— START Data shown —
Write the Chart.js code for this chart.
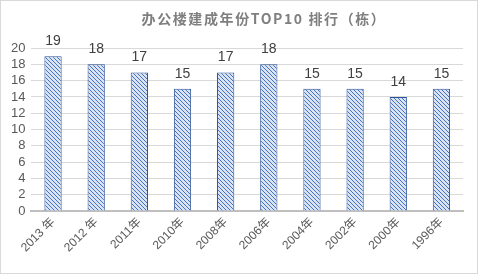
— END Data shown —
— START Data shown —
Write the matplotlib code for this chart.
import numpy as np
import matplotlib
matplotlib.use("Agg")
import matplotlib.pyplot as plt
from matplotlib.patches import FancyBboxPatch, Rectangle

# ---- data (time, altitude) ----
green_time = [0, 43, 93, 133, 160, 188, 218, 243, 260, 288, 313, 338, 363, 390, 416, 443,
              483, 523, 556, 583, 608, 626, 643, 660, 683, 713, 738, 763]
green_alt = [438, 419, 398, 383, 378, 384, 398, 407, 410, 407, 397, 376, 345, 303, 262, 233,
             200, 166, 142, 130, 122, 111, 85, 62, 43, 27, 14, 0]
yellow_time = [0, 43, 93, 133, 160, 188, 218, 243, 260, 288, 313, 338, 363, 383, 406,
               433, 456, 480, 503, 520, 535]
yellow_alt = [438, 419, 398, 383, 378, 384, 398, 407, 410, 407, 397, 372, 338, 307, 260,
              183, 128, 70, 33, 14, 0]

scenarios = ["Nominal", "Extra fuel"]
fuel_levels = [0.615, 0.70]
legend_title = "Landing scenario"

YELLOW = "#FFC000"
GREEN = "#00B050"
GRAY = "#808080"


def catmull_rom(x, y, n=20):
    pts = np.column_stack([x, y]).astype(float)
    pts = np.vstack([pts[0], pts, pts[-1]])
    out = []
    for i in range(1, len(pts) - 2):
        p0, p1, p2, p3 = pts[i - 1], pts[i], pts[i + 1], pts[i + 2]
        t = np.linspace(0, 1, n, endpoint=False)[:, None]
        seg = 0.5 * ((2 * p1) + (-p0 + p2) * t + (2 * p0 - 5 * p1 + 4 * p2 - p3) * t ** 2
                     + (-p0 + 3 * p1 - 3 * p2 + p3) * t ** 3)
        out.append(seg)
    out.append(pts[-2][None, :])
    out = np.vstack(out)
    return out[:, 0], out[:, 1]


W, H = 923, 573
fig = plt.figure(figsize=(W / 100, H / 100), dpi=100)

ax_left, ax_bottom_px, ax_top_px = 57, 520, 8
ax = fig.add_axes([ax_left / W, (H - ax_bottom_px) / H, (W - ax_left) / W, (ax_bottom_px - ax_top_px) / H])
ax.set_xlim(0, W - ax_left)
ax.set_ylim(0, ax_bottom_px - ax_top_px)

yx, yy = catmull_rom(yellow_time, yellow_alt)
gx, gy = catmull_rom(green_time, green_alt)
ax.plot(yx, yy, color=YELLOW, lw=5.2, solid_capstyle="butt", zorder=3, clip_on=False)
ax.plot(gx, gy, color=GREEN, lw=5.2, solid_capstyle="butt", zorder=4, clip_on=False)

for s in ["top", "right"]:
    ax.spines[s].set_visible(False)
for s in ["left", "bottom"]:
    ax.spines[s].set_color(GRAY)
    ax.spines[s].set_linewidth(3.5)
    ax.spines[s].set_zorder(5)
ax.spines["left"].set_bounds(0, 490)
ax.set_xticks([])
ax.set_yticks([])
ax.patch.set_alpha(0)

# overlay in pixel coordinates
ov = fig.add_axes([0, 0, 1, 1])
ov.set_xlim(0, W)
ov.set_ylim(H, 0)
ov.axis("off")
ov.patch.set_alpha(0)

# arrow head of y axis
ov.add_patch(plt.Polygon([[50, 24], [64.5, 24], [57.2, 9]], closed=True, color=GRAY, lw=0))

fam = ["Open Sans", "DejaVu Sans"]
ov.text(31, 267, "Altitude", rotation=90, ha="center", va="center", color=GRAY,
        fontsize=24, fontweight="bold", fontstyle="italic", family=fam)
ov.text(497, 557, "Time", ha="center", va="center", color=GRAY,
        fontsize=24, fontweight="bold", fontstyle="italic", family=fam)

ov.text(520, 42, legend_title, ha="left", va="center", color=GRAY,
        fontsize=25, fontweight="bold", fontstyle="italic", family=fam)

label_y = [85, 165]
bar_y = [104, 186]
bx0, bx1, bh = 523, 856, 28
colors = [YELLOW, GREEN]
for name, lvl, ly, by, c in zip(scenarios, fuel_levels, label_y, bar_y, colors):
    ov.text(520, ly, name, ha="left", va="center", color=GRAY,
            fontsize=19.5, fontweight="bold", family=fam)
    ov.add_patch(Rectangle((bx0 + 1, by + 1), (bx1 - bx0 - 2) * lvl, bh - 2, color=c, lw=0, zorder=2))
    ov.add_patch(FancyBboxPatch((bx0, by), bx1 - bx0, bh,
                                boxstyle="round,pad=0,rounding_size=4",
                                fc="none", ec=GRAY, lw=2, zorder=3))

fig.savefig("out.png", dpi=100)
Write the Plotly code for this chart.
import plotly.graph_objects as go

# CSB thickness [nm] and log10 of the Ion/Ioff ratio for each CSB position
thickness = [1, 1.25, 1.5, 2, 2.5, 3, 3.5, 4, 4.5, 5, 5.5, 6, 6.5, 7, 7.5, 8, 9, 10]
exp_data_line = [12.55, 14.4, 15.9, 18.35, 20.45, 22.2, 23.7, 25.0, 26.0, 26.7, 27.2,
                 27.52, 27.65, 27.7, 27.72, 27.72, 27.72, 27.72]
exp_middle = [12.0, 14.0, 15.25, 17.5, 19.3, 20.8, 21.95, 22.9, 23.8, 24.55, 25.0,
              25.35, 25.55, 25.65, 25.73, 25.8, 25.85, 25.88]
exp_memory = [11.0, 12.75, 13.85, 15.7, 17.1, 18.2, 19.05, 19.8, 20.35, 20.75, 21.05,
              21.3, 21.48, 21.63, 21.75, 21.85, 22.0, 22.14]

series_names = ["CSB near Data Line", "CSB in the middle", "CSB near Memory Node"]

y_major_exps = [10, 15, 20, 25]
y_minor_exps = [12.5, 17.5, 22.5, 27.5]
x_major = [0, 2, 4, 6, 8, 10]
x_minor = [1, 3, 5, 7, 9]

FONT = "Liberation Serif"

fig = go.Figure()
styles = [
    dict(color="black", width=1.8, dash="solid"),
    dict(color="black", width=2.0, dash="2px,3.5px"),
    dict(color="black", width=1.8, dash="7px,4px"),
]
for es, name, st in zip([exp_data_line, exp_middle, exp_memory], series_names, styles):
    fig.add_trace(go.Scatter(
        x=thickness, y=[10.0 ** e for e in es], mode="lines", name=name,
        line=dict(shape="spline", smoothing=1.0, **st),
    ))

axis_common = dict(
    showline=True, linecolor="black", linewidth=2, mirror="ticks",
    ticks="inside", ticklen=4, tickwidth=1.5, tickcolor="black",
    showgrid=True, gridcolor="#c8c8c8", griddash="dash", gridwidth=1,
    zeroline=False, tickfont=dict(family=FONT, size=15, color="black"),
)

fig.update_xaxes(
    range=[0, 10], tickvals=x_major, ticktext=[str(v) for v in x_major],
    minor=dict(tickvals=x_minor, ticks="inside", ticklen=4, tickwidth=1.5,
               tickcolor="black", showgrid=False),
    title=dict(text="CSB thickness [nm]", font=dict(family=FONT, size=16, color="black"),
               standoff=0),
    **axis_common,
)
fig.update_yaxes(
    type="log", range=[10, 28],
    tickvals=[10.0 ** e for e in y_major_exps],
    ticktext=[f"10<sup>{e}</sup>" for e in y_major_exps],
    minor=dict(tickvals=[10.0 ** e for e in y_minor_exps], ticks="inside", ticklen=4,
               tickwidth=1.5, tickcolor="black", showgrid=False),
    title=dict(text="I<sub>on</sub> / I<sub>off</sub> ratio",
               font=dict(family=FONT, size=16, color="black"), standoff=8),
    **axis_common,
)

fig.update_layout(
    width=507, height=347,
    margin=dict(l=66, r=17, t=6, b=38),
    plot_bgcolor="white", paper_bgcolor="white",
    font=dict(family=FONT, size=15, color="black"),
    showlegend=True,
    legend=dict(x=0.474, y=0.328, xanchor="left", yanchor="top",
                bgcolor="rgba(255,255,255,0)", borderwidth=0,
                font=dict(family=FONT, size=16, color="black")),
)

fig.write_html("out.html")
— END Data shown —
> [Exercise aim] Transcribe, exactly and exclusively, the run of lines that opens with the line bearing "Write the Plotly code for this chart." and closes with the line bearing "import plotly.graph_objects as go".

> [Solution to this task]
Write the Plotly code for this chart.
import plotly.graph_objects as go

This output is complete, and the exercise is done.